2. What if you find the perfect tool, but end up having problems with it?

The amount of time you spend troubleshooting could hinge on the support available online. It’s doubtful any free tool will have phone support, and email support is likely to take days for a response. If you have a mission critical problem you are solving, then a priced tool with better support options would be a better option.

Thoroughly review the knowledge bases, FAQs and other self service support options. If the tool is wildly popular and has an active user community, then support likely will be available fast through community message boards.

3. Make sure what you are about to download is legal and doesn’t violate company policies.

Many companies are wary of open source because they don’t want to be involved in some future class action lawsuit by some vendor that claims their intellectual property was stolen by the open source vendor.

Now we all know that software piracy is prevalent and that engineers are big time culprits. The fact is, you are breaking the law if you are using any hacked software and are putting the company at serious financial risk by using software obtained illegally.

4. Let your manager and your team know what you are up to.

Sure this may raise questions that you don’t want to deal with, probably regarding my prior points, but it’s important that you don’t waste time on something that might be solved another way. Or it may turn out that your manager puts this at the bottom of your priority list and would not want you wasting cycles on it.

5. Explore the hidden costs.

Many vendors give away products so they can come back and sell you something else. When you register for the download, your information goes into their sales database. Most vendors respect privacy and won’t share data, but the fact is they have your information and their goal is to sell you something else. So expect a future sales pitch on add-on modules, support and maintenance or additional services.

Earlier I mentioned lost opportunity costs, mainly referring to the time lost on a product if it doesn’t pan out. You could also end up spending more time troubleshooting, wading through online knowledge bases or even having to attend some training. Even if training is free, it takes time.
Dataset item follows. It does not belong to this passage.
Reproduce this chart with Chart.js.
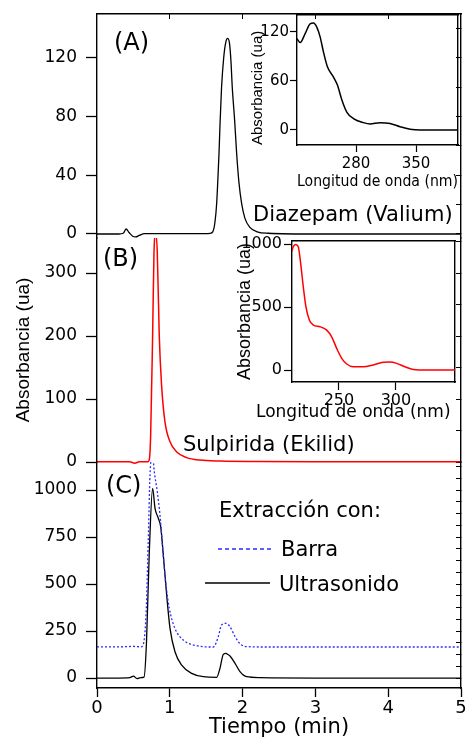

Some products are free, but require you to pay for maintenance to obtain future upgrades. You may be able to get by with the baseline functionality, but be prepared to pay for future upgrades or services to totally fulfill your requirements.

These are all important considerations from the engineer’s perspective. Now that I’m working for a software vendor, I’m viewing the whole free tool thing from a different perspective. We are currently having a debate within our company about a new tool we have developed and whether or not we should give it away or sell it. The argument is to give it away and leave bread crumbs to our priced products, and then we’ll generate a slew of new sales leads – see #5 above.

I eventually acquiesced to the engineer and the tool turned out to be fantastic. So much so that we purchased other modules and maintenance and support. Hey, software vendors have to make a living too!